Pontiac Township High School awarded grant by State Farm Youth Advisory Board
Pontiac Township High School in Pontiac, IL received a $100,000 grant from the State Farm Youth Advisory Board that will go toward the school's Operation Endangered Species and Alligator Snapping Turtle project. The grant will enable the school to acquire more baby alligator snapping turtles (Macroclemys temminckii) and equipment, and assist other schools in the area to get their own projects started.
The program was conceived after earth science teacher Paul Ritter wanted his students to be more active stewards of the environment.
"Allowing them to work on these projects and change the world is the way that we do that," Ritter told the Cambridge Chronicle. "These kids will be changed forever and I am very humbled to be a part of that."
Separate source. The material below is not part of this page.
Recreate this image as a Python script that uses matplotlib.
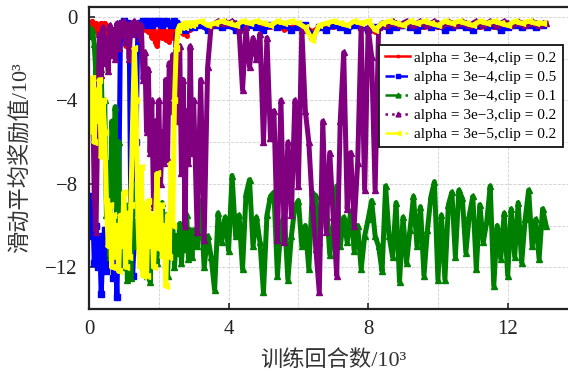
import numpy as np
import matplotlib
matplotlib.use("Agg")
import matplotlib.pyplot as plt
from matplotlib.lines import Line2D
from matplotlib.ticker import MultipleLocator

plt.rcParams['font.family'] = ['Liberation Serif', 'Noto Sans CJK SC']

# episodes in thousands: dense grid early, coarser grid later
x_early = np.arange(60) * 0.05          # 0 .. 2.95
x_late_fine = 3.0 + np.arange(102) * 0.1   # 3.0 .. 13.1
x_late_flat = 3.0 + np.arange(51) * 0.2    # 3.0 .. 13.0

# moving-average reward (x10^3)
red_early = [-0.3, -0.5, -0.2, -0.6, -0.3, -0.8, -0.4, -0.3, -0.6, -0.3,
             -0.5, -0.8, -0.5, -1.0, -0.7, -1.3, -0.6, -0.4, -0.8, -0.3,
             -0.9, -1.4, -0.5, -0.3, -0.6, -0.3, -0.5, -0.3, -0.7, -0.4,
             -0.5, -0.3, -0.6, -0.4, -0.7, -0.5, -1.0, -0.6, -1.2, -1.4,
             -0.8, -0.5, -1.0, -0.6, -1.1, -0.7, -1.2, -0.6, -1.0, -0.5,
             -0.8, -0.6, -0.5, -0.7, -0.8, -0.6, -0.9, -0.5, -0.6, -0.4]
red_late = [-0.5, -0.4, -0.6, -0.4, -0.5, -0.4, -0.5, -0.6, -0.4, -0.5,
            -0.4, -0.5, -0.4, -0.6, -0.5, -0.4, -0.5, -0.7, -0.5, -0.4,
            -0.5, -0.4, -0.5, -0.4, -0.5, -0.6, -0.7, -0.5, -0.4, -0.5,
            -0.4, -0.5, -0.4, -0.5, -0.4, -0.5, -0.4, -0.5, -0.4, -0.5,
            -0.4, -0.5, -0.4, -0.5, -0.4, -0.5, -0.4, -0.5, -0.4, -0.5, -0.4]

blue_early = [-9.0, -10.5, -8.6, -11.8, -10.0, -12.0, -10.5, -13.3, -11.0, -10.2,
              -12.2, -10.8, -11.5, -9.8, -12.5, -11.0, -13.4, -9.0, -0.9, -0.3,
              -0.2, -0.4, -0.3, -0.5, -9.8, -12.4, -10.5, -6.0, -0.4, -0.3,
              -0.3, -0.2, -0.4, -0.3, -0.2, -0.3, -0.4, -0.2, -0.3, -0.3,
              -0.2, -0.3, -0.4, -0.3, -0.2, -0.3, -0.3, -0.4, -0.3, -0.2,
              -0.3, -0.4, -0.5, -0.4, -0.5, -0.6, -0.5, -0.4, -0.5, -0.4]
blue_late = [-0.5, -0.4, -0.6, -0.4, -0.5, -0.4, -0.6, -0.5, -0.4, -0.5,
             -0.6, -0.4, -0.5, -0.4, -0.6, -0.5, -0.4, -0.9, -0.5, -0.6,
             -0.4, -0.5, -0.6, -0.4, -0.5, -0.6, -0.5, -0.4, -0.6, -0.5,
             -0.4, -0.5, -0.6, -0.4, -0.5, -0.4, -0.6, -0.5, -0.4, -0.5,
             -0.6, -0.4, -0.5, -0.4, -0.6, -0.5, -0.4, -0.5, -0.4, -0.5, -0.4]

green_early = [-0.5, -0.9, -0.6, -1.3, -2.8, -1.5, -4.5, -2.5, -6.5, -4.0,
               -9.5, -7.0, -11.5, -5.0, -9.0, -4.3, -10.0, -6.0, -11.8, -8.5,
               -12.0, -9.0, -12.6, -10.0, -12.5, -8.8, -11.0, -8.0, -10.5, -11.6,
               -9.0, -12.0, -10.0, -12.4, -9.5, -12.7, -10.5, -11.5, -9.8, -11.8,
               -10.0, -11.0, -8.9, -11.4, -9.5, -12.4, -10.2, -11.0, -9.9, -12.0,
               -10.5, -11.3, -9.9, -11.8, -10.3, -11.1, -9.5, -11.6, -10.2, -11.5]
green_late = [-10.2, -11.0, -8.8, -12.0, -10.5, -11.5, -13.1, -9.4, -10.8, -9.6,
              -11.2, -7.6, -10.5, -9.5, -12.1, -8.5, -7.8, -11.0, -9.6, -10.8,
              -13.2, -9.5, -8.6, -8.4, -12.4, -10.0, -9.5, -12.6, -10.5, -9.1,
              -8.8, -11.0, -10.0, -12.1, -8.4, -8.6, -10.8, -9.2, -8.8, -11.4,
              -10.0, -8.1, -11.0, -9.6, -10.8, -9.3, -11.2, -10.0, -12.1, -10.5,
              -9.7, -8.8, -10.5, -11.0, -12.2, -8.1, -10.5, -11.5, -8.9, -12.7,
              -9.6, -11.8, -10.2, -8.6, -11.0, -9.1, -12.4, -10.2, -8.6, -7.9,
              -12.6, -9.5, -12.6, -9.0, -8.4, -11.5, -8.3, -8.7, -11.3, -9.5,
              -8.6, -12.1, -9.0, -10.8, -9.8, -8.1, -12.9, -10.0, -11.6, -9.4,
              -12.4, -9.2, -11.5, -8.9, -11.8, -9.7, -8.3, -11.0, -9.7, -11.6,
              -9.2, -10.0]

purple_early = [-3.0, -4.2, -3.5, -8.5, -10.3, -5.0, -0.8, -2.8, -0.5, -2.2,
                -1.0, -2.6, -0.4, -1.8, -0.6, -2.0, -0.3, -1.5, -0.3, -0.8,
                -0.2, -1.2, -0.4, -2.0, -0.3, -0.8, -0.2, -0.6, -0.3, -1.0,
                -0.4, -3.0, -1.7, -5.5, -2.5, -6.5, -4.0, -9.1, -5.0, -7.5,
                -4.0, -8.0, -5.5, -7.0, -3.0, -6.8, -2.2, -4.5, -1.8, -3.0,
                -0.8, -5.0, -1.4, -7.5, -3.0, -10.0, -4.5, -7.0, -1.4, -6.5]
purple_late = [-4.0, -10.3, -3.0, -10.7, -2.4, -0.4, -0.3, -0.2, -0.3, -0.2,
               -0.3, -0.2, -0.3, -0.6, -3.5, -0.5, -2.4, -1.0, -2.0, -0.8,
               -6.0, -1.0, -5.8, -4.5, -10.7, -4.0, -10.8, -6.0, -9.5, -4.0,
               -8.1, -0.6, -4.5, -6.0, -9.0, -11.1, -13.2, -5.0, -10.3, -6.5,
               -9.6, -12.4, -5.0, -1.7, -9.2, -6.5, -10.0, -7.0, -0.5, -8.3,
               -0.5, -1.9, -8.3, -0.5, -0.3, -0.4, -0.3, -0.2, -0.3, -0.4,
               -0.3, -0.2, -0.3, -0.4, -0.3, -0.2, -0.3, -0.4, -0.3, -0.2,
               -0.3, -0.4, -0.3, -0.2, -0.3, -0.4, -0.3, -0.2, -0.3, -0.4,
               -0.3, -0.2, -0.3, -0.4, -0.3, -0.2, -0.3, -0.4, -0.3, -0.2,
               -0.3, -0.4, -0.3, -0.2, -0.3, -0.4, -0.3, -0.2, -0.3, -0.4,
               -0.3, -0.3]

yellow_early = [-3.3, -5.5, -2.9, -6.0, -3.5, -5.0, -3.0, -6.7, -4.0, -5.5,
                -8.8, -11.0, -9.0, -12.0, -9.5, -11.5, -10.0, -12.2, -9.5, -11.0,
                -8.4, -12.0, -9.4, -11.5, -9.0, -5.0, -1.5, -4.0, -9.6, -12.0,
                -7.2, -12.4, -9.0, -12.4, -8.8, -11.0, -9.5, -12.0, -10.0, -7.5,
                -11.1, -9.0, -11.5, -10.0, -12.9, -9.5, -11.5, -7.0, -10.0, -4.0,
                -1.5, -0.6, -0.4, -0.5, -0.3, -0.5, -0.3, -0.4, -0.3, -0.4]
yellow_late = [-0.3, -0.2, -0.4, -0.3, -0.2, -0.3, -0.4, -0.2, -0.3, -0.2,
               -0.3, -0.4, -0.2, -0.3, -0.2, -0.3, -0.5, -1.1, -0.4, -0.3,
               -0.2, -0.3, -0.4, -0.2, -0.3, -0.2, -0.6, -0.3, -0.2, -0.3,
               -0.4, -0.2, -0.3, -0.2, -0.3, -0.4, -0.2, -0.3, -0.2, -0.3,
               -0.4, -0.2, -0.3, -0.2, -0.3, -0.4, -0.2, -0.3, -0.2, -0.3, -0.3]

labels = ["alpha = 3e\u22124,clip = 0.2", "alpha = 3e\u22124,clip = 0.5",
          "alpha = 3e\u22124,clip = 0.1", "alpha = 3e\u22123,clip = 0.2",
          "alpha = 3e\u22125,clip = 0.2"]

fig = plt.figure(figsize=(5.68, 3.78), dpi=100)
ax = fig.add_axes([0.1567, 0.1825, 0.860, 0.800])

series = [
    (x_late_flat, red_early, red_late, 'red', '-', '.'),
    (x_late_flat, blue_early, blue_late, 'blue', '--', 's'),
    (x_late_fine, green_early, green_late, 'green', '-.', '^'),
    (x_late_fine, purple_early, purple_late, 'purple', ':', '^'),
    (x_late_flat, yellow_early, yellow_late, 'yellow', '-.', '<'),
]
handles = []
for (xl, ye, yl, c, ls, mk), lab in zip(series, labels):
    xs = np.concatenate([x_early, xl])
    ys = np.concatenate([ye, yl])
    # dense noisy traces: drawn thick so they read as bands
    ax.plot(xs, ys, color=c, linestyle='-', marker=mk, markersize=5,
            linewidth=3.6)
    handles.append(Line2D([], [], color=c, linestyle=ls, marker=mk,
                          markersize=3.5, linewidth=1.8, label=lab))

ax.set_xlim(0, 14)
ax.set_ylim(-14, 0.5)
ax.xaxis.set_major_locator(MultipleLocator(4))
ax.yaxis.set_major_locator(MultipleLocator(4))
ax.xaxis.set_minor_locator(MultipleLocator(2))
ax.yaxis.set_minor_locator(MultipleLocator(2))
ax.grid(True, which='both', linestyle='--', color='#d0d0d0', linewidth=0.6)
ax.set_axisbelow(True)
ax.tick_params(which='major', direction='in', length=4, width=1.2,
               labelsize=15, colors='#222222', pad=8)
ax.tick_params(which='minor', length=0)
for s in ax.spines.values():
    s.set_linewidth(1.6)
    s.set_color('#222222')

ax.set_xlabel("训练回合数/10³", fontsize=16, color='#333333', labelpad=8)
ax.set_ylabel("滑动平均奖励值/10³", fontsize=16, color='#333333', labelpad=10)

leg = ax.legend(handles=handles, loc='upper right',
                bbox_to_anchor=(0.970, 0.873), borderaxespad=0, fontsize=11,
                numpoints=1, fancybox=False, edgecolor='#222222',
                framealpha=1, handlelength=1.6, handletextpad=0.3,
                labelspacing=0.35, borderpad=0.4)
leg.get_frame().set_linewidth(1.4)

fig.savefig("out.png", dpi=100)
Ritter had been working on an outline for the project for several months when he met reptile expert Dr. Brady Barr of National Geographic at the 2012 Illinois Science Educator's conference. Ritter and Barr came up with a project that would expose an endangered species to students in the classroom while enabling them be the caretakers of the species at the same time. They picked four species and coordinated with the Illinois Department of Natural Resources and eventually picked the alligator snapping turtle. They received four turtles from the Peoria Zoo and are currently housing and caring for them in TetraFauna reptile enclosures. After two years at the school, the alligator snapping turtles will be released into the wild to help bolster the populations of this endangered species.
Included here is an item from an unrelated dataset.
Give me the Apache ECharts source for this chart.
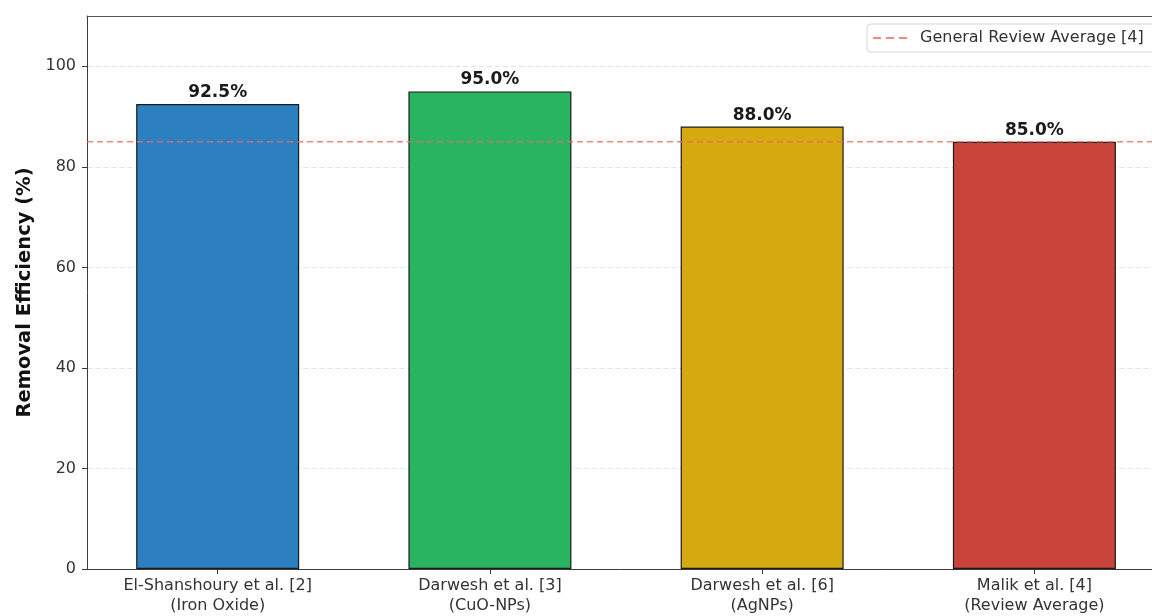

For more information on the project you can visit the Operation Endangered Species and Alligator Snapping Turtle project here.
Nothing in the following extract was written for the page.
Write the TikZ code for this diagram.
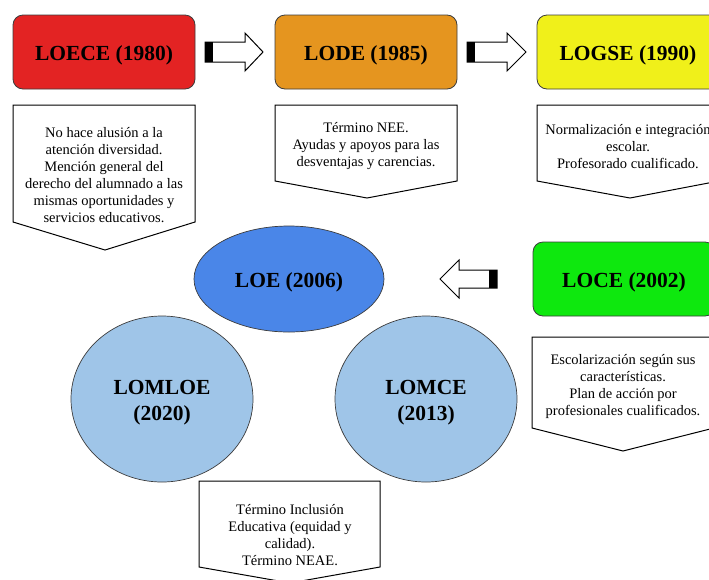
\documentclass[tikz,border=0pt]{standalone}
\usepackage{fontspec}
\setmainfont{Liberation Serif}
\usetikzlibrary{shapes.geometric}
\definecolor{cred}{RGB}{227,35,35}
\definecolor{corange}{RGB}{229,149,31}
\definecolor{cyellow}{RGB}{240,240,26}
\definecolor{cgreen}{RGB}{14,232,14}
\definecolor{cblue}{RGB}{74,134,232}
\definecolor{clight}{RGB}{159,197,232}
\definecolor{cedge}{RGB}{60,60,60}
\begin{document}
\begin{tikzpicture}[x=1pt,y=-1pt,
  law/.style={draw=cedge, line width=0.8pt, rounded corners=10pt, minimum width=182pt, minimum height=74pt, inner sep=0pt, text height=19pt, text depth=2.5pt, font=\fontsize{21.5}{26}\selectfont\bfseries},
  oval/.style={ellipse, draw=cedge, line width=0.7pt, inner sep=0pt},
  ovaltext/.style={align=center, inner sep=0pt, font=\fontsize{21.5}{26}\selectfont\bfseries},
  note/.style={align=center, inner sep=0pt, font=\fontsize{14.5}{17}\selectfont},
  pent/.style={draw=black, line width=1pt, fill=white, line join=miter},
  blockarrow/.style={draw=black, line width=1pt, fill=white, line join=miter},
  tail/.style={fill=black}
]
\useasboundingbox (0,0) rectangle (709,579);
\clip (0,0) rectangle (709,579);

% title boxes
\node[law, fill=cred] (loece) at (104,52) {LOECE (1980)};
\node[law, fill=corange] (lode) at (366,52) {LODE (1985)};
\node[law, fill=cyellow] (logse) at (628,52) {LOGSE (1990)};
\node[law, fill=cgreen] (loce) at (624,279) {LOCE (2002)};

% ellipses
\node[oval, fill=cblue, minimum width=190pt, minimum height=106pt] (loe) at (289,279) {};
\node[ovaltext] (loet) at (289,282) {LOE (2006)};
\node[oval, fill=clight, minimum width=182pt, minimum height=166pt] (lomloe) at (162,399) {};
\node[ovaltext] (lomloet) at (162,403) {LOMLOE\\(2020)};
\node[oval, fill=clight, minimum width=182pt, minimum height=166pt] (lomce) at (426,399) {};
\node[ovaltext] (lomcet) at (426,403) {LOMCE\\(2013)};

% block arrows
\draw[blockarrow] (205,42) -- (245,42) -- (245,33) -- (263,52) -- (245,71) -- (245,62) -- (205,62) -- cycle;
\fill[tail] (205,42) rectangle (213,62);
\draw[blockarrow] (467,42) -- (507,42) -- (507,33) -- (526,52) -- (507,71) -- (507,62) -- (467,62) -- cycle;
\fill[tail] (467,42) rectangle (475,62);
\draw[blockarrow] (497,270) -- (459,270) -- (459,260) -- (440,279) -- (459,298) -- (459,288) -- (497,288) -- cycle;
\fill[tail] (489,270) rectangle (497,288);

% pentagon note boxes
\draw[pent] (13,105) -- (195,105) -- (195,222) -- (105,250) -- (13,222) -- cycle;
\node[note] (n1) at (104,175) {No hace alusión a la\\atención diversidad.\\Mención general del\\derecho del alumnado a las\\mismas oportunidades y\\servicios educativos.};

\draw[pent] (275,105) -- (457,105) -- (457,181) -- (367,198) -- (275,181) -- cycle;
\node[note] (n2) at (366,146.5) {Término NEE.\\Ayudas y apoyos para las\\desventajas y carencias.};

\draw[pent] (537,105) -- (719,105) -- (719,181) -- (630,198) -- (537,181) -- cycle;
\node[note] (n3) at (628,146.5) {Normalización e integración\\escolar.\\Profesorado cualificado.};

\draw[pent] (532,337) -- (714,337) -- (714,428) -- (623,451) -- (532,428) -- cycle;
\node[note] (n4) at (623,386.5) {Escolarización según sus\\características.\\Plan de acción por\\profesionales cualificados.};

\draw[pent] (199,481) -- (380,481) -- (380,567) -- (290,583) -- (199,567) -- cycle;
\node[note] (n5) at (290,535) {Término Inclusión\\Educativa (equidad y\\calidad).\\Término NEAE.};
\end{tikzpicture}
\end{document}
The alligator snapping turtle is one of the largest freshwater turtles in the world. It can weigh more than 150 pounds with carapace lengths exceeding two feet, and can live for more than 100 years. Macroclemys temminckii is an ambush predator that waits at the bottom of bodies of water for fish, amphibians, and invertebrates to swim close enough for them to capture. The turtle often employs a lure that dangles just above its nose to bring prey closer.